The Clancy Brothers and Tommy Makem LPs? Check. Coat of Arms plaque (“vert, a tower triple towered argent, supported by two lions rampant combant”)? Check. Shellacked shillelaghs? Check. Finnegan's Wake, The Ginger Man, a slim volume of Sean O'Casey’s one-act plays on the bookshelf? Check.
While no framed photos of President Kennedy or Pope John Paul II bless the meal below, we do have a Pope Innocent action figure and a “Runners for Obama/Biden” button perched atop the medicine cabinet.
Yes, that'll do. But really these potato latkes are all we need. Thank you, Mrs. O’Shaughnessy!
Erin’s Intro: There is a theme that ties this month's recipe to last month's. The theme is: Frying things that Josh can eat! We don't usually fry stuff because frying usually means breading. But lately we've been getting creative. I know frying isn't the healthiest of cooking techniques, but there is something so mouthwatering about a perfectly golden brown crusted piece of food! This month we use gluten-free flour to aid in our frying. Speaking of gluten free, who worked in the restaurant business for years and never heard of gluten-free diets or celiac disease? That would be me. But then I met Josh and started learning more than I ever wanted to know about this stuff. Turns out it's pretty common. So, ITSKers, keep an eye out for a Sellwood Kitchen surprise from all of us involving gluten-free foods, and the Josh stamp of approval (in the form of a thumbs up). For now, we celebrate our Irish heritage (well, Mike's Irish heritage) by cooking with potatoes...
6-8 red potatoes, washed, peeled, shredded.
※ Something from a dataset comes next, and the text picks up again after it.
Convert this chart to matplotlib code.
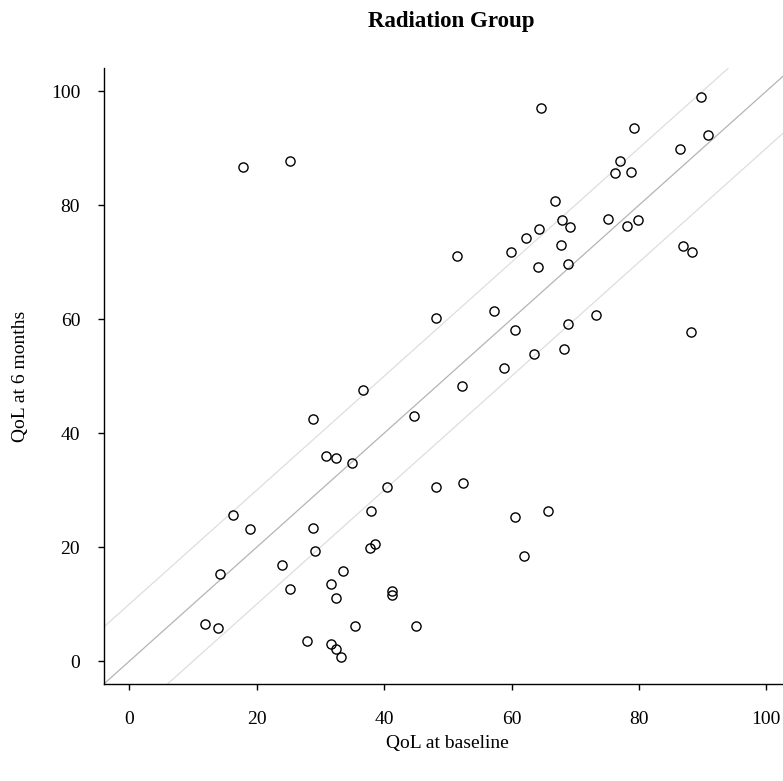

1/2 white onion finely chopped
1/2 cup gluten-free or regular flour
Salt and Pepper
Oil for frying
DRY shredded potatoes thoroughly. Press moisture out with paper towels. Mix all ingredients through salt and pepper together. Press mixture into small patties (approx. 3" around). They will be slightly loose. Gently set the patties into 1/2" of hot oil. Fry for 2-3 minutes on each side, or until golden brown and crispy. Serve with sour cream or applesauce.